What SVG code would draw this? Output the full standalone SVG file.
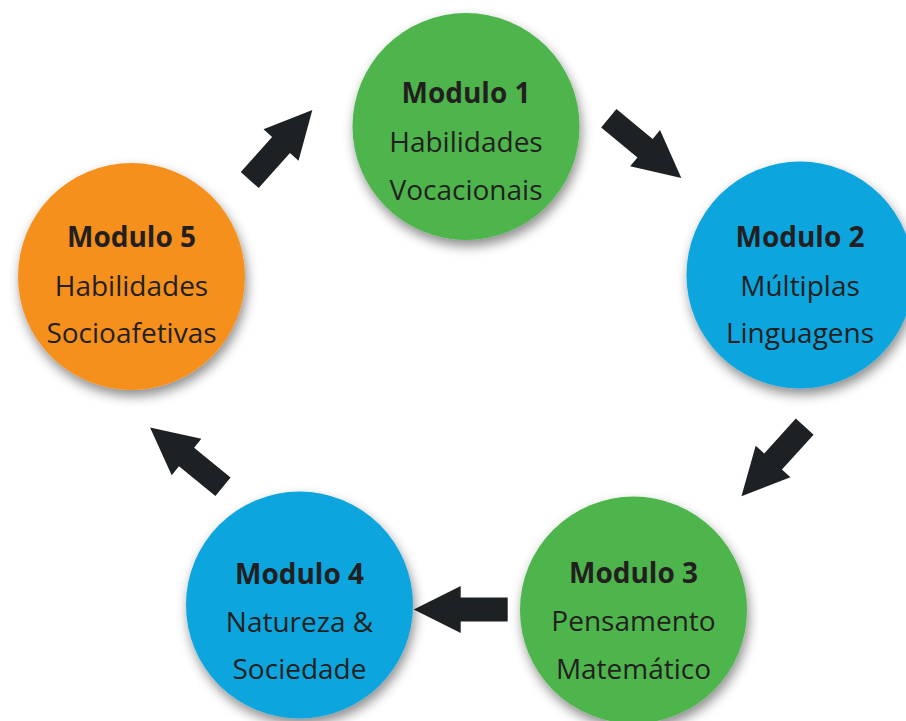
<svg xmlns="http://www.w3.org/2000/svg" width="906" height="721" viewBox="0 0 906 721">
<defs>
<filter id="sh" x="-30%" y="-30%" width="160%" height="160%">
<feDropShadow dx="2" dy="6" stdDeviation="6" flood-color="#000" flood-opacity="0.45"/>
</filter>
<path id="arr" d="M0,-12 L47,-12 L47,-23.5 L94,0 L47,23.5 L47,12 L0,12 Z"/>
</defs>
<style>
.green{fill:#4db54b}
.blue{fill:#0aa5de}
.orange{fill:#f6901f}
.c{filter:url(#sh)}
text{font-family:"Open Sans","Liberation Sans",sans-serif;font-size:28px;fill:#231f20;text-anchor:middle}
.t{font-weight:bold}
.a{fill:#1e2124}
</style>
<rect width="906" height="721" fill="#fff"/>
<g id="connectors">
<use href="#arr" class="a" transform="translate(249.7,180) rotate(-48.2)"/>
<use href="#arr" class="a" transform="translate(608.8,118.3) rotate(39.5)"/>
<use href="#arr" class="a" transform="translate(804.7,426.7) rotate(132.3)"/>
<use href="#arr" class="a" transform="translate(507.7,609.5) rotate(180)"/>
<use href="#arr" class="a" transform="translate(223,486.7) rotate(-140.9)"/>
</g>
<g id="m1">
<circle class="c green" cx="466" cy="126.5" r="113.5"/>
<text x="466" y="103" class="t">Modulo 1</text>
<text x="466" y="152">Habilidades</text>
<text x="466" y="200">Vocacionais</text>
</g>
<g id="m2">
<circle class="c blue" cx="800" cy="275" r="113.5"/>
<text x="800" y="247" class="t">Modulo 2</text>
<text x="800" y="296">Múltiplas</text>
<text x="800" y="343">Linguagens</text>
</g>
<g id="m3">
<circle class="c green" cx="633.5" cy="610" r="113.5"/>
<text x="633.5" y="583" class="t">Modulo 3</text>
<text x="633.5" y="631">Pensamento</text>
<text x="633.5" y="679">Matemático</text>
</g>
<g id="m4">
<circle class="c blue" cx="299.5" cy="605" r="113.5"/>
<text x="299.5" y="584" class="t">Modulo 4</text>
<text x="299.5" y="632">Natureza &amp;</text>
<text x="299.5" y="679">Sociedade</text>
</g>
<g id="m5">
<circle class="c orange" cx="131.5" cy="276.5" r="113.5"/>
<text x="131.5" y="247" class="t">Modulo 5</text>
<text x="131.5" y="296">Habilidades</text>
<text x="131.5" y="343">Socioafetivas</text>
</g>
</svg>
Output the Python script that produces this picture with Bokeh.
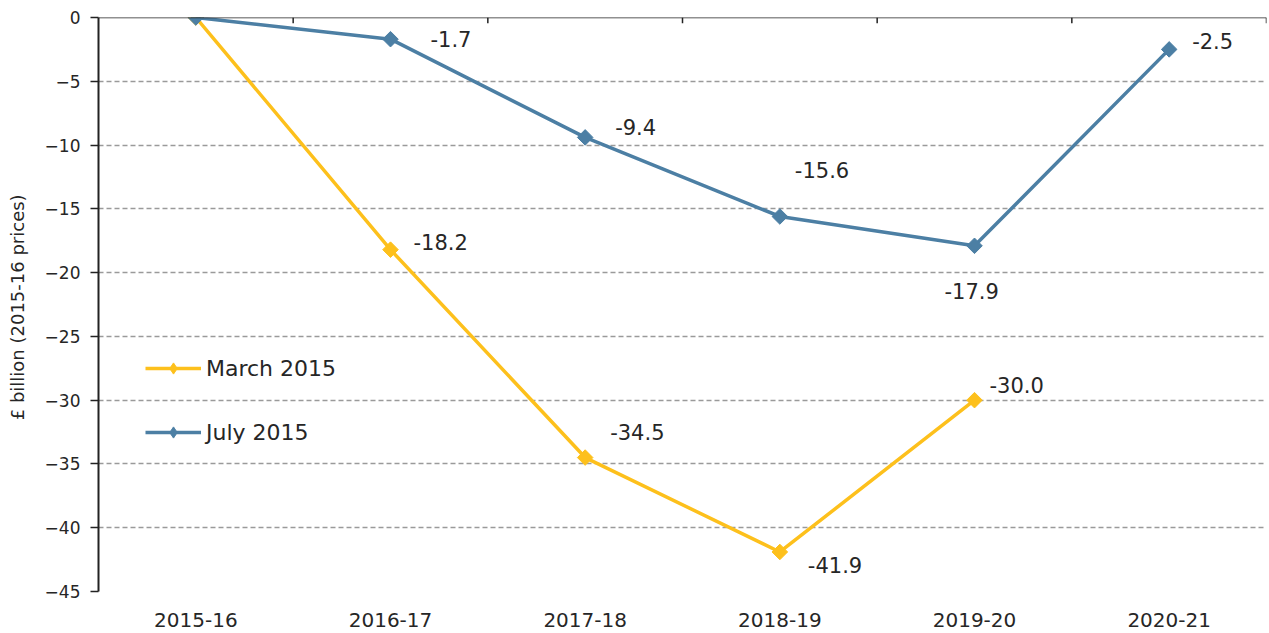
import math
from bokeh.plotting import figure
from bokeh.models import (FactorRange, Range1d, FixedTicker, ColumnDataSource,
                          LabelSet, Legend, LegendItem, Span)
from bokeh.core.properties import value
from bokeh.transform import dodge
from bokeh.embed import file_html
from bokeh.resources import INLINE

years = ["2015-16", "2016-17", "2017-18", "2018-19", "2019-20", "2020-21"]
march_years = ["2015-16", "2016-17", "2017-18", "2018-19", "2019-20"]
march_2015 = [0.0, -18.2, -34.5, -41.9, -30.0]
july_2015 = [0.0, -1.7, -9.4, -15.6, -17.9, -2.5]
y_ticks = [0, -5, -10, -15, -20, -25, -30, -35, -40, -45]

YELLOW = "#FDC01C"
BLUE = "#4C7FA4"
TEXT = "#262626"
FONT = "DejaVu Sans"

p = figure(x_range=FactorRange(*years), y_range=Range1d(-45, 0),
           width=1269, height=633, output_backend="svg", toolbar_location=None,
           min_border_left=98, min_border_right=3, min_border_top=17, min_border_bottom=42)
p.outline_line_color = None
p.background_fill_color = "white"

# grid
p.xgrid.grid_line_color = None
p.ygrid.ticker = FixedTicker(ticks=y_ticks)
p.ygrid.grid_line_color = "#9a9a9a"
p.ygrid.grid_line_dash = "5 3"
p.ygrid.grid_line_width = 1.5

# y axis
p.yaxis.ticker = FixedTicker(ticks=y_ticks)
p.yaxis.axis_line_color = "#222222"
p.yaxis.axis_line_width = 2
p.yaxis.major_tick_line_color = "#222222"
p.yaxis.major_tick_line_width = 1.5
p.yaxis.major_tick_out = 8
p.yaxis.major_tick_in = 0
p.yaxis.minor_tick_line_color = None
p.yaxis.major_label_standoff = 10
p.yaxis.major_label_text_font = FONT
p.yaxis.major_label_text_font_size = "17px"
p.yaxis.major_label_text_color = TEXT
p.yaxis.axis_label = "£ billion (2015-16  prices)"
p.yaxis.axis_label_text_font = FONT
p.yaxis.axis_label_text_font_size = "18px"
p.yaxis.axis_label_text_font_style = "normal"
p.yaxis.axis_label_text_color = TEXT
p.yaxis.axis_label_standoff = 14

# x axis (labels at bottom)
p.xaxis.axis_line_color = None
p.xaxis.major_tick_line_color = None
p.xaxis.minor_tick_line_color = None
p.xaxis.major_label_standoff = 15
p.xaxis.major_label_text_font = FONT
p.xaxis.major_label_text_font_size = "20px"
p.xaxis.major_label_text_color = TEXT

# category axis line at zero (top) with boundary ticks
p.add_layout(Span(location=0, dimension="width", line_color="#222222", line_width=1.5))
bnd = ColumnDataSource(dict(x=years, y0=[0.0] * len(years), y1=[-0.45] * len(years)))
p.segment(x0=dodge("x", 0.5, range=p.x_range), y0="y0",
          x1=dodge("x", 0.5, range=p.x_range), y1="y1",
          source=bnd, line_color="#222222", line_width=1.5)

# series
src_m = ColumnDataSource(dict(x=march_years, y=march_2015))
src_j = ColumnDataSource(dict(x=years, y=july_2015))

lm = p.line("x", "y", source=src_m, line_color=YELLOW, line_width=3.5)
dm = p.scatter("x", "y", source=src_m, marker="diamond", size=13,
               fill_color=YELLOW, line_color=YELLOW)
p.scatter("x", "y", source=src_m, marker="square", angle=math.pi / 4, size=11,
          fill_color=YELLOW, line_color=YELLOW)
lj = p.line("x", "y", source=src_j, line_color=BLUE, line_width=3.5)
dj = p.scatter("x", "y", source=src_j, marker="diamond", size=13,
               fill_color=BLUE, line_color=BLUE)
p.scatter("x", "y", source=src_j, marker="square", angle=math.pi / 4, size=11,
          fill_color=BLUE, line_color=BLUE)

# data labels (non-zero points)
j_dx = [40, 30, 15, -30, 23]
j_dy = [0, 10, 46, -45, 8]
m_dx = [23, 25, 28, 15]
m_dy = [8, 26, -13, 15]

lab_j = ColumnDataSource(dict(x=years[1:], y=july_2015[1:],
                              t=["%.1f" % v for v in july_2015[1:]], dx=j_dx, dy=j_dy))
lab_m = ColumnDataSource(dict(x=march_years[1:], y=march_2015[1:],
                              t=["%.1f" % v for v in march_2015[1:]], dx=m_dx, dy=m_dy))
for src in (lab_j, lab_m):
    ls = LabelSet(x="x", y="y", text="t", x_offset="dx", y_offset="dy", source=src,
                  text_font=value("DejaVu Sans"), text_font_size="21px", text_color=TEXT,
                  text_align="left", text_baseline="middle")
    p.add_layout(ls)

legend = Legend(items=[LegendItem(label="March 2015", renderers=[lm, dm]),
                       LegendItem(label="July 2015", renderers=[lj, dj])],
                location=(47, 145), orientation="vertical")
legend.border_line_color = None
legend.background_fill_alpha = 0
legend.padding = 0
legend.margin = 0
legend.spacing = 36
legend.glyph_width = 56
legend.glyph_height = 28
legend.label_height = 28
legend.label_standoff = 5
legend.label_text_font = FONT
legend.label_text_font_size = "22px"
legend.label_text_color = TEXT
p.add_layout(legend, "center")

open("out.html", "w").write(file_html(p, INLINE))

WHAT TO PRODUCE — Transcribe exactly the lines between the one containing "Output the Python" and the one containing "from bokeh.resources import INLINE", counting both ends. Pictures are not copied.

TASK ANSWER —
Output the Python script that produces this picture with Bokeh.
import math
from bokeh.plotting import figure
from bokeh.models import (FactorRange, Range1d, FixedTicker, ColumnDataSource,
                          LabelSet, Legend, LegendItem, Span)
from bokeh.core.properties import value
from bokeh.transform import dodge
from bokeh.embed import file_html
from bokeh.resources import INLINE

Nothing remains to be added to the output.